Lewis D'Antoni

Lewis D'Antoni, center, watches a Marshall basketball game with son Mike and daughter Kathy. D'Antoni, a West Virginia basketball coaching legend, died Saturday at age 103.

Courtesy photo | Marshall University

Lewis D’Antoni, a West Virginia Sports Hall of Fame basketball coach and father to two sons who found coaching success in college and the NBA, died Saturday at age 103.

Craig Ackerman, the radio play-by-play voice of the Houston Rockets, where Lewis D’Antoni’s son Mike is head coach, announced the news on Twitter on Saturday evening.

D’Antoni, son of an Italian immigrant, won a state prep boys basketball title with Mullens in 1955, coaching a team led by future West Virginia University standout Willie Akers. He was the inaugural recipient of the West Virginia Sports Writers Association’s High School Coach of the Year award and is a member of the WVSWA’s West Virginia Sports Hall of Fame.

His coaching career began in 1937 at Pineville High School and included stops at Mullens High and Chesapeake High in Ohio. He won 450 games in a 35-year career and coached in the West Virginia state tournament five times between 1951-56.

During a 2013 interview with the Charleston Gazette, he recalled when his Mullens team met up with a future legend and Basketball Hall of Famer in the 1956 state tournament in Morgantown.

“We lost to East Bank and Jerry West,’’ D’Antoni said, “who scored about 44. I lost a couple nights of sleep over that, wondering why we couldn’t stop him. But then he went to college and no one could stop him. Then he went to the NBA and no one could stop him. After that, I figured maybe we did a pretty good job.’’

D’Antoni’s teams were always high-octane, which would foreshadow the type of basketball his sons Mike and Dan would coach.

“We tried to get to the other end of the floor before the other team could get their defense set,” Lewis D’Antoni told the New York Daily News in 2008. “Get the rebound, get the ball in the middle and go, with two guys on the wing and a trailer.”

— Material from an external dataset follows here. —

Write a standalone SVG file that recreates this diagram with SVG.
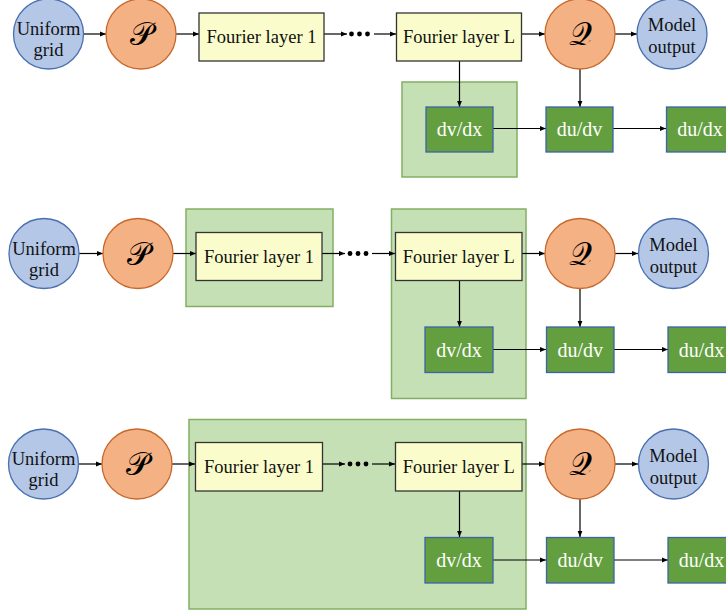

The next generation of D’Antonis would leave their mark on basketball as well. Both Mike and Dan starred at Marshall University. Mike would play and coach in Italy before becoming head coach of the Phoenix Suns, New York Knicks, Los Angeles Lakers and Houston Rockets, twice winning NBA Coach of the Year honors.

Dan, born Lewis Joseph D’Antoni II, spent decades as a high school basketball coach before serving as Mike’s assistant in Phoenix, New York and Los Angeles. He became Marshall’s head coach in 2014. He coached the Thundering Herd to its first 20-win season since 2011-12 and led the team to the Conference USA tournament championship game.

In recent years, Lewis D’Antoni has remained active in the sport he loved.

In 2010, he authored a book “The Coach’s Coach,’’ in which he wrote about the changes in sports over a century of time, his fast-break style of basketball and his own family values.

The following year, he returned to his alma mater, Concord University, to be honored on Dec. 10 during “Lewis D’Antoni Day’’ at halftime of a men’s basketball game in the school’s Carter Center.

At the 2013 boys high school state basketball tournament at the Charleston Civic Center — the 100th state tournament ever — D’Antoni was a guest of honor and, at age 99, tossed up the ceremonial jump ball before the opening game between Buffalo and Charleston Catholic.

Last March, D’Antoni got to coach one more time when he was named an assistant coach of the Class AA All-Star team for the Scott Brown Little General Classic at the Beckley-Raleigh County Convention Center.

D’Antoni is preceded in death by wife Betty Jo. He is survived by sons Dan, Mike, Mark and daughter Kathy.